Ukrainians meet one another. Encounters of the Ukrainian minority, of Ukrainian economic migrants and of Ukrainian refugees of war in Poland. Inclusion, exclusion and diaspora-forming processes

Vortrag von Dr. Grzegorz Demel (Warszawa) am 12.12.2023, 17 Uhr (s.t.), Seminarraum 232/Fakultätensitzungszimmer, Hauptgebäude FSU Jena, Fürstengraben 1, 07743 Jena

Ukrainian community(ies) in Poland is (are) constituted by members of Ukrainian national minority (autochthonous, Polish citizens), immigrants arriving in Poland since 1990s, and war refugees fleeing war in Ukraine after 24 February 2022. Their encounter on Polish soil entangles complex processes which affect and are affected by Ukrainian-Ukrainian mutual imaginations and expectations, as well as by general society attitudes and state policies. These encounters take place between groups subjected to different types and scopes of exclusion and inclusion, which can be mitigated or aggravated by various specific positionalities visible in intersectional perspective.

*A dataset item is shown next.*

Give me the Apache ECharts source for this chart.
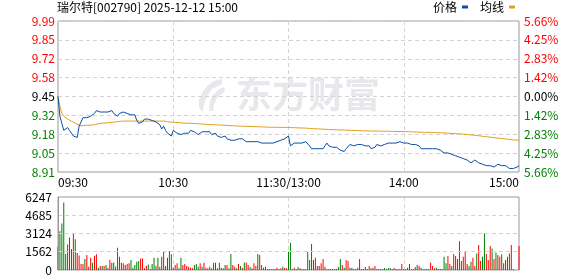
<!DOCTYPE html>
<html><head><meta charset="utf-8">
<script src="https://cdn.jsdelivr.net/npm/echarts@6/dist/echarts.min.js"></script>
<style>html,body{margin:0;padding:0;background:#fff}#c{width:578px;height:276px}</style>
</head><body><div id="c"></div>
<script>
const stockTitle = '瑞尔特[002790] 2025-12-12 15:00';
const seriesNames = ['价格', '均线'];
const priceMin = 8.915, priceMax = 9.985;
const priceTickLabels = ['9.99','9.85','9.72','9.58','9.45','9.32','9.18','9.05','8.91'];
const pctTickLabels = ['5.66%','4.25%','2.83%','1.42%','0.00%','1.42%','2.83%','4.25%','5.66%'];
const volMax = 6247;
const volTickLabels = ['6247','4685','3124','1562','0'];
const timeTickLabels = ['09:30','10:30','11:30/13:00','14:00','15:00'];
const timeTickIndex = [0, 60, 120, 180, 240];

const price = [
 9.45,9.31,9.26,9.21,9.20,9.23,9.21,9.19,9.17,9.17,
 9.16,9.24,9.27,9.30,9.31,9.30,9.29,9.31,9.31,9.33,
 9.35,9.36,9.34,9.34,9.34,9.34,9.34,9.35,9.35,9.33,
 9.32,9.31,9.33,9.34,9.34,9.34,9.33,9.33,9.32,9.32,
 9.32,9.28,9.26,9.25,9.27,9.29,9.29,9.29,9.29,9.28,
 9.27,9.27,9.26,9.25,9.22,9.24,9.21,9.19,9.18,9.17,
 9.21,9.20,9.19,9.18,9.18,9.17,9.19,9.19,9.19,9.21,
 9.22,9.20,9.19,9.18,9.19,9.20,9.21,9.20,9.19,9.20,
 9.18,9.18,9.19,9.17,9.16,9.16,9.16,9.17,9.15,9.15,
 9.14,9.14,9.14,9.14,9.15,9.15,9.15,9.14,9.13,9.13,
 9.13,9.13,9.13,9.13,9.13,9.12,9.12,9.12,9.12,9.12,
 9.12,9.12,9.12,9.13,9.13,9.13,9.14,9.15,9.15,9.16,
 9.17,
 9.10,9.11,9.12,9.12,9.12,9.12,9.12,9.13,9.13,
 9.12,9.10,9.08,9.07,9.08,9.08,9.08,9.08,9.08,9.10,
 9.12,9.10,9.09,9.09,9.08,9.09,9.08,9.07,9.08,9.06,
 9.08,9.09,9.11,9.10,9.10,9.10,9.11,9.12,9.11,9.10,
 9.10,9.10,9.10,9.08,9.08,9.09,9.11,9.11,9.10,9.10,
 9.11,9.11,9.12,9.11,9.12,9.12,9.12,9.12,9.13,9.13,
 9.12,9.12,9.12,9.11,9.11,9.12,9.11,9.11,9.10,9.08,
 9.08,9.08,9.08,9.08,9.08,9.08,9.08,9.08,9.07,9.07,
 9.06,9.05,9.05,9.05,9.05,9.04,9.03,9.03,9.04,9.02,
 9.01,9.01,9.01,9.00,8.99,8.98,8.99,9.00,8.99,8.98,
 8.98,8.97,8.97,8.96,8.96,8.96,8.95,8.95,8.94,8.97,
 8.96,8.96,8.96,8.96,8.95,8.94,8.94,8.94,8.94,8.95,
 8.96
];

const avgPrice = [
 9.450,9.380,9.330,9.310,9.297,9.290,9.283,9.275,9.268,9.261,
 9.252,9.245,9.243,9.243,9.244,9.246,9.247,9.248,9.248,9.249,
 9.254,9.258,9.260,9.261,9.262,9.263,9.264,9.265,9.267,9.268,
 9.270,9.272,9.273,9.275,9.276,9.276,9.276,9.276,9.276,9.276,
 9.276,9.276,9.276,9.276,9.276,9.276,9.276,9.276,9.276,9.276,
 9.276,9.276,9.276,9.276,9.276,9.276,9.274,9.272,9.270,9.268,
 9.267,9.267,9.266,9.265,9.263,9.262,9.261,9.261,9.260,9.260,
 9.260,9.259,9.258,9.257,9.256,9.255,9.254,9.253,9.252,9.251,
 9.250,9.250,9.249,9.249,9.248,9.247,9.246,9.246,9.245,9.244,
 9.244,9.243,9.242,9.241,9.241,9.240,9.240,9.239,9.239,9.238,
 9.238,9.237,9.237,9.236,9.236,9.235,9.235,9.234,9.234,9.233,
 9.233,9.232,9.232,9.232,9.231,9.231,9.231,9.231,9.231,9.231,
 9.231,9.230,9.230,9.229,9.229,9.228,9.228,9.227,9.227,9.226,
 9.225,9.224,9.223,9.222,9.221,9.221,9.220,9.219,9.219,9.218,
 9.217,9.216,9.215,9.215,9.214,9.214,9.213,9.213,9.212,9.212,
 9.211,9.211,9.210,9.210,9.209,9.209,9.208,9.208,9.207,9.207,
 9.207,9.206,9.206,9.206,9.206,9.205,9.205,9.205,9.205,9.204,
 9.204,9.204,9.204,9.203,9.203,9.203,9.203,9.202,9.202,9.202,
 9.201,9.201,9.201,9.200,9.200,9.199,9.199,9.198,9.198,9.197,
 9.197,9.196,9.196,9.196,9.195,9.195,9.195,9.194,9.194,9.193,
 9.193,9.192,9.191,9.190,9.190,9.189,9.188,9.187,9.186,9.185,
 9.184,9.183,9.182,9.181,9.179,9.178,9.177,9.175,9.174,9.172,
 9.170,9.168,9.167,9.165,9.163,9.162,9.160,9.158,9.156,9.155,
 9.153,9.152,9.150,9.149,9.147,9.146,9.144,9.142,9.142,9.142,
 9.140
];

const volume = [
 2000,3320,3980,5770,1360,2190,2780,1790,3150,2640,
 1450,1250,510,510,940,1280,280,1050,620,1220,
 1340,200,340,340,340,430,200,850,620,650,
 300,1900,1140,620,570,430,510,570,850,200,
 430,710,770,990,990,140,370,480,85,510,
 1050,340,1050,280,1140,1560,340,1050,1620,1340,
 200,430,570,140,1050,430,510,340,280,200,
 140,430,510,280,570,280,620,200,140,280,
 140,620,620,140,620,200,140,430,430,140,
 1360,430,280,140,510,340,200,650,650,430,
 280,140,570,340,1360,1280,430,200,280,85,
 85,85,85,85,200,85,140,280,200,140,
 1560,2330,85,200,85,260,140,85,85,85,
 1560,850,2220,850,1050,340,340,570,940,280,
 85,85,85,85,85,85,260,940,430,200,
 850,770,200,200,85,85,200,940,85,85,
 260,85,340,140,200,340,85,85,85,85,
 170,85,170,170,85,170,85,85,85,510,
 85,85,200,510,85,85,260,430,340,200,
 85,85,85,85,650,340,140,200,85,85,
 85,1140,570,1190,510,340,1360,1190,940,2470,
 770,1140,1560,510,340,710,1050,340,1420,2130,
 770,1140,3120,1360,850,2050,1850,940,1500,1280,
 1140,1340,570,850,1140,1420,2130,85,0,0,
 2050
];

// 1 = up (red), -1 = down (green)
const volumeSide = [
 -1,-1,-1,-1,-1,1,-1,-1,1,-1,
 1,1,1,1,-1,1,1,1,-1,1,
 1,-1,1,-1,1,-1,1,1,-1,-1,
 1,1,-1,1,1,-1,1,1,-1,-1,
 -1,-1,-1,1,1,1,1,-1,-1,-1,
 -1,1,-1,1,-1,1,-1,-1,-1,-1,
 1,1,1,-1,-1,1,1,1,1,1,
 1,-1,-1,-1,1,-1,1,1,1,-1,
 1,-1,-1,1,-1,1,-1,-1,1,-1,
 -1,1,1,-1,1,-1,1,-1,1,1,
 -1,1,1,1,-1,1,1,1,-1,1,
 1,1,1,1,1,1,1,-1,1,1,
 -1,-1,1,1,-1,-1,1,1,1,-1,
 -1,-1,-1,-1,1,1,1,1,1,1,
 -1,-1,-1,1,1,1,-1,-1,1,-1,
 1,1,-1,-1,1,1,1,1,-1,-1,
 1,-1,1,-1,1,1,1,1,1,1,
 -1,1,-1,-1,1,1,1,-1,1,1,
 1,1,1,-1,1,-1,1,-1,1,-1,
 -1,1,-1,1,1,1,1,-1,1,-1,
 -1,-1,-1,1,1,-1,1,1,-1,1,
 -1,1,1,1,-1,-1,1,1,-1,1,
 1,-1,-1,1,1,1,-1,1,-1,1,
 1,-1,1,-1,1,-1,1,1,1,1,
 1
];

// minute categories 09:30-11:30, 13:01-15:00
const times = [];
const fmt = m => String(Math.floor(m / 60)).padStart(2, '0') + ':' + String(m % 60).padStart(2, '0');
for (let m = 570; m <= 690; m++) times.push(fmt(m));
for (let m = 781; m <= 900; m++) times.push(fmt(m));

const FONT = '"Noto Sans CJK SC", "Microsoft YaHei", sans-serif';
const RED = '#ff0000', GREEN = '#008000', BLACK = '#000000';
const priceInterval = (priceMax - priceMin) / 8;
const tickIdx = v => Math.round((v - priceMin) / priceInterval);
const sideColor = v => { const k = tickIdx(v); return k > 4 ? RED : (k < 4 ? GREEN : BLACK); };
const splitStyle = { color: '#d4d4d4', type: [4, 3], width: 1 };
const WM = '#e8e8ec';

const chart = echarts.init(document.getElementById('c'), null, { renderer: 'canvas' });
chart.setOption({
  animation: false,
  backgroundColor: '#ffffff',
  textStyle: { fontFamily: FONT },
  title: {
    text: stockTitle, left: 57, top: 1, padding: 0,
    textStyle: { fontSize: 12, fontWeight: 'normal', color: '#000', fontFamily: FONT }
  },
  legend: {
    data: seriesNames, right: 63, top: 1, padding: 0, align: 'right',
    icon: 'rect', itemWidth: 6, itemHeight: 3, itemGap: 12, selectedMode: false,
    textStyle: { fontSize: 12, color: '#000', fontFamily: FONT }
  },
  graphic: [
    { type: 'text', x: 236, y: 76, z: -10, silent: true,
      style: { text: '东方财富', font: 'bold 36px "Noto Sans CJK SC"', fill: WM, textVerticalAlign: 'top' } },
    { type: 'polygon', z: -10, silent: true,
      shape: { points: [[222,79],[214,81],[207,86],[202,93],[199,100],[199,108],[203,112],[204,104],[207,96],[212,89],[222,84]] },
      style: { fill: WM } },
    { type: 'polygon', z: -10, silent: true,
      shape: { points: [[224,87],[218,90],[213,95],[210,101],[209,111],[213,111],[214,104],[217,98],[225,91]] },
      style: { fill: WM } }
  ],
  grid: [
    { left: 58, top: 21, width: 461, height: 151, show: true, borderColor: '#999', borderWidth: 1, backgroundColor: 'transparent' },
    { left: 58, top: 197, width: 461, height: 73, show: true, borderColor: '#999', borderWidth: 1, backgroundColor: 'transparent' }
  ],
  xAxis: [
    { type: 'category', gridIndex: 0, data: times, boundaryGap: false,
      axisLine: { show: false }, axisTick: { show: false },
      axisLabel: {
        show: true, fontSize: 12, color: '#000', margin: 4, fontFamily: FONT,
        interval: (i) => timeTickIndex.includes(i),
        formatter: (v, i) => timeTickLabels[timeTickIndex.indexOf(i)] || '',
        alignMinLabel: 'left', alignMaxLabel: 'right'
      },
      splitLine: { show: true, interval: (i) => i === 60 || i === 120 || i === 180, lineStyle: splitStyle }
    },
    { type: 'category', gridIndex: 1, data: times, boundaryGap: false,
      axisLine: { show: false }, axisTick: { show: false }, axisLabel: { show: false },
      splitLine: { show: true, interval: (i) => i === 60 || i === 120 || i === 180, lineStyle: splitStyle }
    }
  ],
  yAxis: [
    { type: 'value', gridIndex: 0, position: 'left', min: priceMin, max: priceMax, interval: priceInterval,
      axisLine: { show: false }, axisTick: { show: false },
      axisLabel: { fontSize: 12, margin: 3, fontFamily: FONT,
        formatter: (v) => priceTickLabels[8 - tickIdx(v)],
        color: (v) => sideColor(Number(v)) },
      splitLine: { show: true, showMinLine: false, showMaxLine: false, lineStyle: splitStyle }
    },
    { type: 'value', gridIndex: 0, position: 'right', min: priceMin, max: priceMax, interval: priceInterval,
      axisLine: { show: false }, axisTick: { show: false },
      axisLabel: { fontSize: 12, margin: 5, fontFamily: FONT,
        formatter: (v) => pctTickLabels[8 - tickIdx(v)],
        color: (v) => sideColor(Number(v)) },
      splitLine: { show: false }
    },
    { type: 'value', gridIndex: 1, position: 'left', min: 0, max: volMax, interval: volMax / 4,
      axisLine: { show: true, lineStyle: { color: '#999' } }, axisTick: { show: false }, z: 5,
      axisLabel: { fontSize: 12, margin: 6, color: '#000', fontFamily: FONT,
        formatter: (v) => volTickLabels[4 - Math.round(v / (volMax / 4))] },
      splitLine: { show: true, showMinLine: false, showMaxLine: false, lineStyle: splitStyle }
    }
  ],
  series: [
    { name: seriesNames[0], type: 'line', xAxisIndex: 0, yAxisIndex: 0, data: price,
      showSymbol: false, symbol: 'none', color: '#0b4ea2', lineStyle: { width: 1, color: '#0b4ea2' }, z: 4 },
    { name: seriesNames[1], type: 'line', xAxisIndex: 0, yAxisIndex: 0, data: avgPrice,
      showSymbol: false, symbol: 'none', color: '#e0a11b', lineStyle: { width: 1, color: '#e0a11b' }, z: 3 },
    { name: '成交量', type: 'bar', xAxisIndex: 1, yAxisIndex: 2, data: volume, barWidth: 1,
      itemStyle: { color: (p) => volumeSide[p.dataIndex] > 0 ? RED : GREEN } }
  ]
});
</script></body></html>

Recurrently appearing in public debate question “Are Ukrainians in Poland welcomed or unwelcomed newcomers?” should be put differently:“(Un)welcomed by whom and in which role/position?”.

After Revolution of Dignity 2014 the concept of Ukrainian diasporic civil society in Poland has emerged in literature, but currently we should go beyond such a perspective and consider Ukrainians as a less or more specific subject of (general) civic society in Poland, as we can observe not only Ukrainian mass humanitarian surge and transnational mobilization for assistance to Ukraine, not only ethnic-focused activities in Poland, but also the clear attempts of Ukrainian organizations to act as significant actor in Polish public sphere.

Poland has not adopted any long-term strategy of immigration and integration, thus debates of crucial importance in both symbolic and pragmatic dimension are still ahead. Ukrainian stance(s) in such debates, if are formulated, will constitute outwardly directed ‘politicized diasporic discourses’ in pure form.


Grzegorz Demel, PhD.: anthropologist, sociologist, specialist in Ukrainian studies, assistant professor in the Institute of Political Studies, Polish Academy of Science. Conducted field research in Poland, Ukraine and Canada and participatory community-based research in Poland and Ukraine. Research interests: politics of memory and identity, ethnicity, nations and nationalism, engaged sociology. Since 2021 he has researched diaspora-forming processes within Ukrainian communities in Poland as an investigator in the research project Diaspora-making processes on the example of Ukrainian communities in Poland. An anthropological study.